The World Trade Organization put an end to five years of international trade talks this week, after failing to resolve disputes over farm subsidies.
The main goal of the talks was to help poorer countries sell agricultural goods to industrialized countries.
Adam Davidson, NPR's international business reporter, puts the events into perspective.
What is the WTO? What does it mean that the WTO negotiations collapsed this week?
The World Trade Organization (WTO) is like a U.N. for trade. It brings together 149 countries to make one blanket, global trade agreement, so that each country doesn't have to negotiate separately with every other country. Since its inception (well, its predecessor, the GATT's inception) in 1947, the trade body has boosted trade and growth by reducing tariffs and other trade barriers all over the world, leading to far more global trade. Since 2001, though, the WTO member countries have been unable to move forward on additional negotiations. For five years now, they've been in talks that have produced nothing but frustration. So, this past Monday the WTO Director-General, Pascal Lamy, decided to call it quits. He said the members need a "time out."

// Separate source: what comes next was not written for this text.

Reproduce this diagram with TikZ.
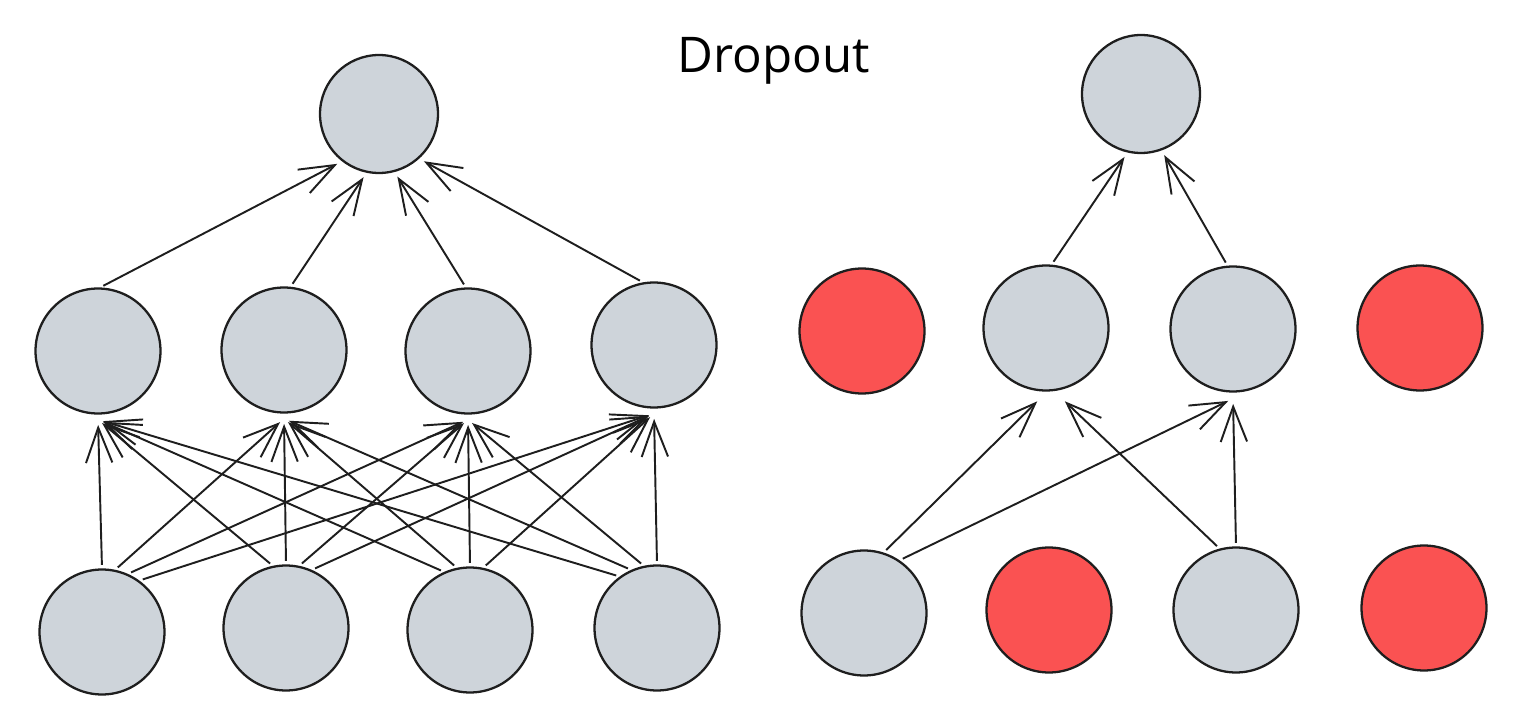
\documentclass[tikz,border=0pt]{standalone}
\usepackage{fontspec}
\setmainfont{Open Sans}
\usetikzlibrary{arrows.meta}
\definecolor{nodegray}{HTML}{CED4DA}
\definecolor{nodered}{HTML}{FA5252}
\definecolor{ink}{HTML}{1E1E1E}
\begin{document}
\begin{tikzpicture}[x=0.02cm,y=-0.02cm,
  neuron/.style={circle,draw=ink,line width=1.3pt,fill=nodegray,minimum size=2.5cm,inner sep=0pt},
  dropped/.style={neuron,fill=nodered},
  conn/.style={draw=ink,line width=1.1pt,-{Straight Barb[length=20pt,width=15pt,line width=1.1pt]},shorten <=2pt,shorten >=3pt},
  title/.style={font=\fontsize{28}{30}\selectfont,anchor=base,text=black}]
\useasboundingbox (0,0) rectangle (1524,702);
\node[title] (t) at (774,73) {Dropout};
% left network
\node[neuron,minimum size=2.36cm] (lt) at (379,114) {};
\node[neuron] (lm1) at (98,351) {};
\node[neuron] (lm2) at (284,350) {};
\node[neuron] (lm3) at (468,351) {};
\node[neuron] (lm4) at (654,345) {};
\node[neuron] (lb1) at (102,632) {};
\node[neuron] (lb2) at (286,628) {};
\node[neuron] (lb3) at (470,630) {};
\node[neuron] (lb4) at (657,628) {};
% right network
\node[neuron,minimum size=2.36cm] (rt) at (1141,94) {};
\node[dropped] (rm1) at (862,331) {};
\node[neuron] (rm2) at (1046,328) {};
\node[neuron] (rm3) at (1233,329) {};
\node[dropped] (rm4) at (1420,328) {};
\node[neuron] (rb1) at (864,613) {};
\node[dropped] (rb2) at (1049,610) {};
\node[neuron] (rb3) at (1236,610) {};
\node[dropped] (rb4) at (1424,608) {};
% left connectors
\foreach \b/\xb in {1/102,2/286,3/470,4/657}{
  \foreach \m/\xm in {1/98,2/284,3/468,4/654}{
    \pgfmathsetmacro\ang{90-0.065*(\xm-\xb)}
    \draw[conn] (lb\b.\ang) -- ([yshift=-0.1cm]lm\m.south);
  }
}
\draw[conn] (lm1.88) -- (lt.232);
\draw[conn] (lm2.84) -- (lt.258);
\draw[conn] (lm3.92) -- (lt.285);
\draw[conn] (lm4.100) -- (lt.312);
% right connectors
\draw[conn] (rb1.72) -- ([xshift=-0.1cm,yshift=-0.12cm]rm2.south);
\draw[conn] (rb1.56) -- ([yshift=-0.12cm]rm3.south);
\draw[conn] (rb3.105) -- ([xshift=0.3cm,yshift=-0.12cm]rm2.south);
\draw[conn] (rb3.90) -- ([yshift=-0.12cm]rm3.south);
\draw[conn] (rm2.85) -- (rt.257);
\draw[conn] (rm3.95) -- (rt.290);
\end{tikzpicture}
\end{document}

What were the issues that caused so much trouble?
In a word: Agriculture. The core goal of the Doha round was to help the world's poorest countries get richer by selling their agricultural goods -- things like cotton, wheat and rice -- to industrialized countries. There would be Brazilian wheat sold in the United States and African cotton sold to Europe. In exchange for letting so many agricultural products in, the wealthier countries wanted something in return. They wanted to be able to sell manufactured goods -- cars, cranes, washing machines -- and services -- banking, legal, telecommunications -- to those poor countries.
In theory, everyone would win. Consumers everywhere would get cheaper products. Wealthy country manufacturers and poor country farmers would sell more products overseas. But the talks devolved into an ugly game of chicken. The wealthy countries wanted to see the poor ones open their markets first; the poor countries wouldn't budge until the rich opened theirs. By most accounts, the talks were killed by a lack of courage and will on behalf of everyone involved.
Why wouldn't anyone make the first move?
Every country involved has to deal with domestic politics. To give poor countries what they want, the United States would have to cut subsidies to farmers. Poor countries argue that U.S. farm subsidies give American farmers a leg up, creating an [uneven] playing field that hurts poor country farmers. American farmers, though, certainly don't want their subsidies cut. And that means that a lot of lawmakers from agricultural states don't want subsidies cut. The Bush administration hoped to show that others in America -- such as companies that sell washing machines and cars or legal and financial services -- would benefit from the new WTO deal. But the poor countries refused to lower barriers to those U.S. exports. With nothing to counterbalance the pain to U.S. agriculture, the Bush administration believed it could not get Congress to sign on.
Every other country faced similar domestic stumbling blocks. India and Brazil and other developing economies knew that a trade deal would benefit their farmers while hurting their factory and bank owners, who would find it hard to compete against larger, more efficient American companies.
This game of chicken is reminiscent of things that happen every day in school yards: "You go first." "No! You go first." And, just like in school yards, it doesn't always have a happy ending.
What are the trade barriers that these negotiations were supposed to end?
Every country has barriers to imports from other countries. There are tariffs -- a sort of tax on imports -- and quotas -- a limit on the number of goods that can come into a country. The goal of the WTO has been to get these barriers as low as possible. Typically, a country protects some things far more than others. In the United States, for example, imported clothes have a much higher tariff than imported electronic goods.
Were the proposed WTO agreements bad to begin with?
Probably Not. Most economists who have looked at the particulars say that if these negotiations had concluded successfully, the increase in trade would have made the world, overall, richer by about $200 billion. That's not a huge amount in a world economy worth more than $60 trillion a year. The benefits would have been particularly strong among some of the world's poorest people, farmers in developing countries.
Who can I blame for the collapse of the talks?
Everyone. There's plenty of blame to go around, when everyone involved allows narrow political interests to weigh more than the global good. While the negotiations were technically among all 149 member countries, six major players -- the so-called G-6: The United States, European Union, Brazil, India, Japan, and Australia -- held the crucial talks. All six, but the first four in particular, made increasingly generous offers but never went as far as the other parties wanted.
Many have decided to blame the United States. While most impartial observers say the U.S. was probably more flexible than Europe, Brazil, or India, some say that as world's largest economy, the United States should have played a leadership role and sacrificed domestic gain for the world's greater good. The U.S. negotiators, though, reject this idea.
What now?
No one knows. Most key players say they hope the talks will resume at some point. Nobody has said when that might happen.